• [Recorded data]:

• • • • •

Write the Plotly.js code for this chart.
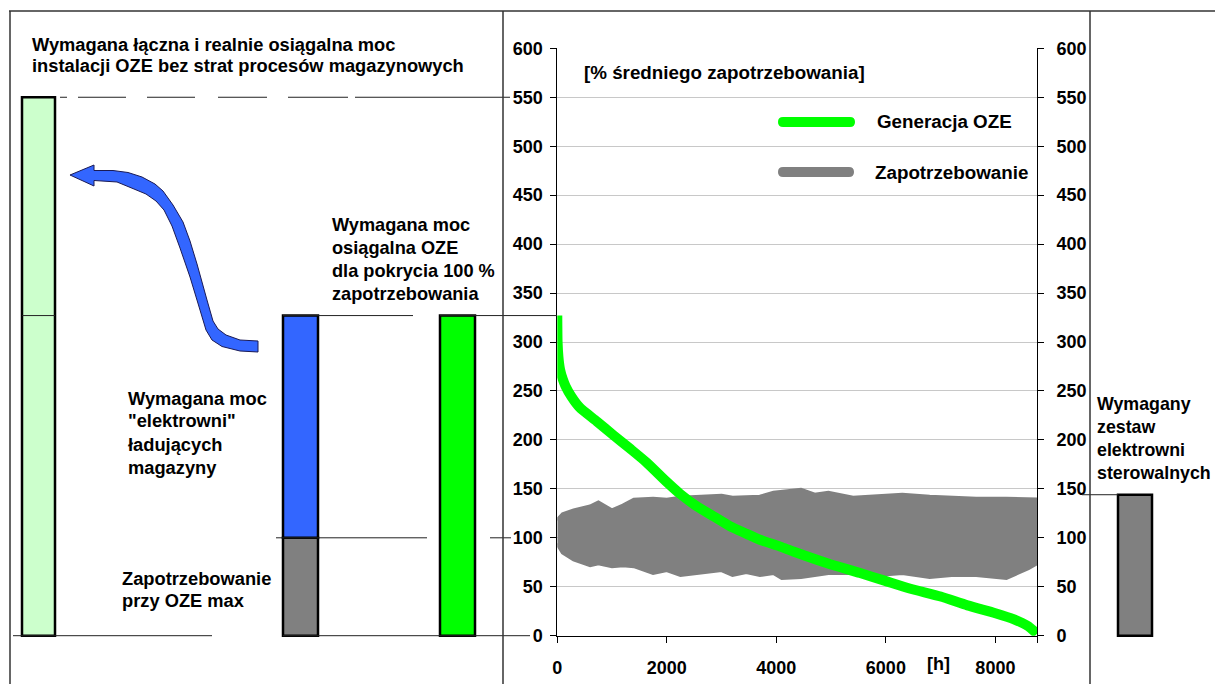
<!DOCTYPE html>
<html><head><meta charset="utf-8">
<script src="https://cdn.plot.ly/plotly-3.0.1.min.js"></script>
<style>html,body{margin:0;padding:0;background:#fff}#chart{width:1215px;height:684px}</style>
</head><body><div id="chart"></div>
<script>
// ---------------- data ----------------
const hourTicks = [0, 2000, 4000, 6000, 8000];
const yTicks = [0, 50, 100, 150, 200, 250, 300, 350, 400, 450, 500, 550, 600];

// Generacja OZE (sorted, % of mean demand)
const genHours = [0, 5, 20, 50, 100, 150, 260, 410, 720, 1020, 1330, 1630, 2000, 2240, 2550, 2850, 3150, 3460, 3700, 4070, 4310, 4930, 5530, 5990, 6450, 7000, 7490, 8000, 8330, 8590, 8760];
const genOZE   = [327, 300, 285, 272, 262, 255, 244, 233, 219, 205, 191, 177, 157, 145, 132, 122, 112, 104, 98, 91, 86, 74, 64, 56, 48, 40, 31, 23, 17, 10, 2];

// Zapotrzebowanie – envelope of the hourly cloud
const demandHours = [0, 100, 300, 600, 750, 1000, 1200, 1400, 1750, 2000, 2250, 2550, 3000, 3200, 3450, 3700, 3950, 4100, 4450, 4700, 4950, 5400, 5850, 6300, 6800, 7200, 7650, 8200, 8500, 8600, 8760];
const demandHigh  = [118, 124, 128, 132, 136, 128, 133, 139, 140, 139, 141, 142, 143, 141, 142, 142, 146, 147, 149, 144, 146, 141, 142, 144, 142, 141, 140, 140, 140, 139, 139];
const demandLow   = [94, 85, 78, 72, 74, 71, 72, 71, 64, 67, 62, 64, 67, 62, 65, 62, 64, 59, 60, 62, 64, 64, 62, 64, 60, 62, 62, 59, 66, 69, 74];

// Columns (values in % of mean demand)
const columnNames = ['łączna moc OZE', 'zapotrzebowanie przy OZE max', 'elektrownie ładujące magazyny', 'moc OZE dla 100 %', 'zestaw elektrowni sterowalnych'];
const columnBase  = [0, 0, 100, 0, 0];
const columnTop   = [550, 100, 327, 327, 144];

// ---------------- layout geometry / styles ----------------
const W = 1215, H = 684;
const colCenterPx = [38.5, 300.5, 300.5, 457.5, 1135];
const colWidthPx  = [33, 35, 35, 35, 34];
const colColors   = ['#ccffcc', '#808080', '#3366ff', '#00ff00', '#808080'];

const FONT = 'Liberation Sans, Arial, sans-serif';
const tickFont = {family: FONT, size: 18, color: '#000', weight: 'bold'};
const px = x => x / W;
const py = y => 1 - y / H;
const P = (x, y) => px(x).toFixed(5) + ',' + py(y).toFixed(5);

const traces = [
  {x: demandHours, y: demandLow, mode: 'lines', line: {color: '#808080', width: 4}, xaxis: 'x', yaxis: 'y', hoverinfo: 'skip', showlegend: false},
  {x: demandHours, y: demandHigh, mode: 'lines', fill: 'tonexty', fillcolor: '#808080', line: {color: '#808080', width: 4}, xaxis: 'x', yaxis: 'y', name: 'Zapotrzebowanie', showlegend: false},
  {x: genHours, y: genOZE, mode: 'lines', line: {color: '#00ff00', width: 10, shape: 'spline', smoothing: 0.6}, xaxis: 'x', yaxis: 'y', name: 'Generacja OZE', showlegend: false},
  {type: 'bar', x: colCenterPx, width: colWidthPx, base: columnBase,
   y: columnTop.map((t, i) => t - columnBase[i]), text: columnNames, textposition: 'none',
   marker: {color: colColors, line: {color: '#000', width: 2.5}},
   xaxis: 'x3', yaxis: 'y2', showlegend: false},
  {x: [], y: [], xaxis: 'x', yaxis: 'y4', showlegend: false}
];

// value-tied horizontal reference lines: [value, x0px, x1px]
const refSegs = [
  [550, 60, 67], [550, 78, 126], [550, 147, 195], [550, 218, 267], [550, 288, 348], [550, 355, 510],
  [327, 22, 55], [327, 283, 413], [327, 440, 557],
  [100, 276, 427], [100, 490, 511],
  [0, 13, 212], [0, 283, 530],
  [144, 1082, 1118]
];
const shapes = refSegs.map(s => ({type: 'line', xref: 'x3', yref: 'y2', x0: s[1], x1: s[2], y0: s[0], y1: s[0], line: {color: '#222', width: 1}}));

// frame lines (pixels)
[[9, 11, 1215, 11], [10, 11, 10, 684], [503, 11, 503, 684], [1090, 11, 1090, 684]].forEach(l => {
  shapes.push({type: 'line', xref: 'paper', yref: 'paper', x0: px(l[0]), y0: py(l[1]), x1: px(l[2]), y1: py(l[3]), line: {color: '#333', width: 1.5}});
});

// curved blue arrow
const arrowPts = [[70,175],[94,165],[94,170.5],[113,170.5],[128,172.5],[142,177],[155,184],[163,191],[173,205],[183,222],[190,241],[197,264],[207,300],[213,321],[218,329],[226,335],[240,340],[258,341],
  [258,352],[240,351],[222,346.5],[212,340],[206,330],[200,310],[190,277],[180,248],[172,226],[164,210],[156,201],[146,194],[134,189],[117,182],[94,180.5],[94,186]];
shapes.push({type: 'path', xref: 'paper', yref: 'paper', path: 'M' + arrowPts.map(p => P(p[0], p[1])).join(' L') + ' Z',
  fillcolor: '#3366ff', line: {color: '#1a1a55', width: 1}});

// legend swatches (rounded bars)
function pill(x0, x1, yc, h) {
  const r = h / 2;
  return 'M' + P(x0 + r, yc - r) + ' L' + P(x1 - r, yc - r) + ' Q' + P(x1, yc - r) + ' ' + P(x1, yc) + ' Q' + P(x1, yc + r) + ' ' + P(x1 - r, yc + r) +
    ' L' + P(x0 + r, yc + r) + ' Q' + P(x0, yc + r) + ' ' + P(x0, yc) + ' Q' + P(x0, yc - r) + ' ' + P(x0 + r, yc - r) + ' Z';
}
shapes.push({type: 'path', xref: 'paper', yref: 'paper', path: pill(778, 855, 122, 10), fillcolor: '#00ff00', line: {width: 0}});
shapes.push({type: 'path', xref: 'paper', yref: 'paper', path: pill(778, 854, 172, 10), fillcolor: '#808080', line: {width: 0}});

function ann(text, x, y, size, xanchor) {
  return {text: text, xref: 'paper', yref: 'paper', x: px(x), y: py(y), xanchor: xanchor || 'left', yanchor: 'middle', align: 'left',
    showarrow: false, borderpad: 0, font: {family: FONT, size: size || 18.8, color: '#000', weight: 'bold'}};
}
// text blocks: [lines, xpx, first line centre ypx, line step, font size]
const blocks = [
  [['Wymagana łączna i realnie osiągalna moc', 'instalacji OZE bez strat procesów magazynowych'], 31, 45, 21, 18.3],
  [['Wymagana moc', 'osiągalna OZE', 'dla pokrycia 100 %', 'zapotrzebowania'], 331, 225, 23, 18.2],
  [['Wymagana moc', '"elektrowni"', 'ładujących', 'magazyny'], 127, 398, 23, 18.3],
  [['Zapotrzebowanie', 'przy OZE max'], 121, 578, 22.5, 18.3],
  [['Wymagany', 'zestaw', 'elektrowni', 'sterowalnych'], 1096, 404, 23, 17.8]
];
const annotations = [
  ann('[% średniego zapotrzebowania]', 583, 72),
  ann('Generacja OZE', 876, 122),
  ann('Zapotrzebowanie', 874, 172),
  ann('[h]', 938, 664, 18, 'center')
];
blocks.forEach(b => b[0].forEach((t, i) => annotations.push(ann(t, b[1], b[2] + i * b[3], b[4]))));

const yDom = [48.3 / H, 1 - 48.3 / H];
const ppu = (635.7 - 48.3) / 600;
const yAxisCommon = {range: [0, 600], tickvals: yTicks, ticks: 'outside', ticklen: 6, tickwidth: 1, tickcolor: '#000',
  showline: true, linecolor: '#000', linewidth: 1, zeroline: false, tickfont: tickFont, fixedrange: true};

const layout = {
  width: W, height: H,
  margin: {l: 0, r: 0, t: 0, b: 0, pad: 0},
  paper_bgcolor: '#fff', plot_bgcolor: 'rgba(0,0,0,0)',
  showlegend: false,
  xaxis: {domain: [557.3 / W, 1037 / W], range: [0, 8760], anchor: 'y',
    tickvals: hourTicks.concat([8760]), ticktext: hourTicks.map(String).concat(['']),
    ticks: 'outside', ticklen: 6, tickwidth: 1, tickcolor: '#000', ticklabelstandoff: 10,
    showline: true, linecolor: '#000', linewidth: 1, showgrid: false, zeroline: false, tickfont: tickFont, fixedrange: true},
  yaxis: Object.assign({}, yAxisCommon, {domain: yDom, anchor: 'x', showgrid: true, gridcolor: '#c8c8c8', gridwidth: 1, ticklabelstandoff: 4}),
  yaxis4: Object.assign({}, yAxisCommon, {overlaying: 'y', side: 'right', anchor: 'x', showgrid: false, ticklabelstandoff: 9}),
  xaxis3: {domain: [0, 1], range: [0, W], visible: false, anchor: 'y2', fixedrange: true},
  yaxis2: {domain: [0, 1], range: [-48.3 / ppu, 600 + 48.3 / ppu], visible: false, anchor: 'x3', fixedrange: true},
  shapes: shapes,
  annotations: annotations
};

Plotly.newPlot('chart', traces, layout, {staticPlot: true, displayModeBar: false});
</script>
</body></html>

• • • • •

• [What to work on]: Print, exactly as written, the lines above from the first one to the one containing "66, 69, 74];". Leave out pictures.

• [Response to this exercise]:
Write the Plotly.js code for this chart.
<!DOCTYPE html>
<html><head><meta charset="utf-8">
<script src="https://cdn.plot.ly/plotly-3.0.1.min.js"></script>
<style>html,body{margin:0;padding:0;background:#fff}#chart{width:1215px;height:684px}</style>
</head><body><div id="chart"></div>
<script>
// ---------------- data ----------------
const hourTicks = [0, 2000, 4000, 6000, 8000];
const yTicks = [0, 50, 100, 150, 200, 250, 300, 350, 400, 450, 500, 550, 600];

// Generacja OZE (sorted, % of mean demand)
const genHours = [0, 5, 20, 50, 100, 150, 260, 410, 720, 1020, 1330, 1630, 2000, 2240, 2550, 2850, 3150, 3460, 3700, 4070, 4310, 4930, 5530, 5990, 6450, 7000, 7490, 8000, 8330, 8590, 8760];
const genOZE   = [327, 300, 285, 272, 262, 255, 244, 233, 219, 205, 191, 177, 157, 145, 132, 122, 112, 104, 98, 91, 86, 74, 64, 56, 48, 40, 31, 23, 17, 10, 2];

// Zapotrzebowanie – envelope of the hourly cloud
const demandHours = [0, 100, 300, 600, 750, 1000, 1200, 1400, 1750, 2000, 2250, 2550, 3000, 3200, 3450, 3700, 3950, 4100, 4450, 4700, 4950, 5400, 5850, 6300, 6800, 7200, 7650, 8200, 8500, 8600, 8760];
const demandHigh  = [118, 124, 128, 132, 136, 128, 133, 139, 140, 139, 141, 142, 143, 141, 142, 142, 146, 147, 149, 144, 146, 141, 142, 144, 142, 141, 140, 140, 140, 139, 139];
const demandLow   = [94, 85, 78, 72, 74, 71, 72, 71, 64, 67, 62, 64, 67, 62, 65, 62, 64, 59, 60, 62, 64, 64, 62, 64, 60, 62, 62, 59, 66, 69, 74];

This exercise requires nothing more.